Arne stated that he was willing to re-ship, but this was somewhat contradicted by exchanges with the Norwegian Consulate which explained that he was supposed to have left on a ship called the Balla in early June, but had deserted. Even so, he was allowed to sign up with the M/T Østhav on June 29th, but not before leaving a valuable souvenir — his photo. In all likelihood, the last time someone laid eyes on this image was when his file was closed in 1955.
This mug shot style photo mistakenly identifies him as Arne O. Pettersen, but a search of arrivals in the U.S. found no other such man and comparison to his future 1954 departure image makes it apparent that this is a younger version of the same fellow.

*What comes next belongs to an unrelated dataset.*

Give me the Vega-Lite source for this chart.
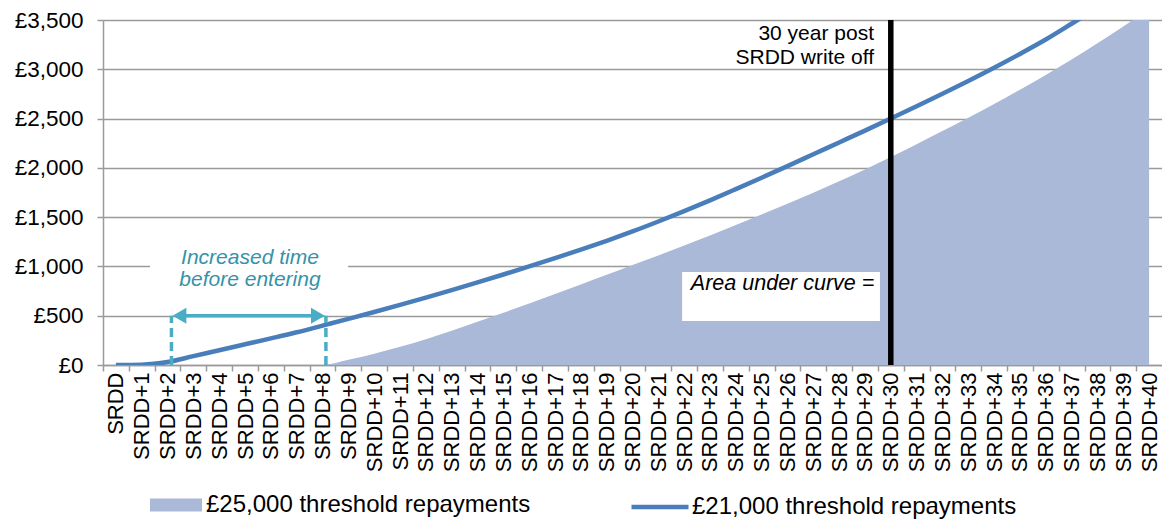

The error seems to have stemmed from a bit of careless paperwork done when he was being fingerprinted and photographed.
It seems that Arne had had enough excitement for a while as his remaining gigs during the war centered on the Caribbean, but he had done his bit, so was awarded a couple of medals from Norway for his service. After the war, the sea still had a claim on him and he resumed crossing the Atlantic.
Crew records show him arriving in America several more times over the latter half of the 1940s and first half of the 1950s — until the pair of 1953–1955 transgressions that ultimately led to his being the last to depart Ellis Island. After he was booted in February 1955, there’s no evidence of his returning.
After years of meandering, Arne finally settled in Larvik where he died just days after his 75th birthday on February 14, 1981. According to a Scandinavian grave site database (Slekt og Data Gravminnebasen), he was buried on the 19th at Undersbo Cemetery. His wife passed away nine years later.
All told, Arne overstayed his welcome at least four times — 1940, 1944, 1953 and 1954. It’s hard to say why. Maybe he wanted to become American, maybe he was careless with dates, or maybe he had a girlfriend in Brooklyn. We’ll probably never know. But 66 years after his last-at-Ellis Island adventure and almost four decades after his death, we do at least know what became of him. Just as he waved farewell to Ellis Island, we can finally bid adieu to the mystery of the Norwegian seaman.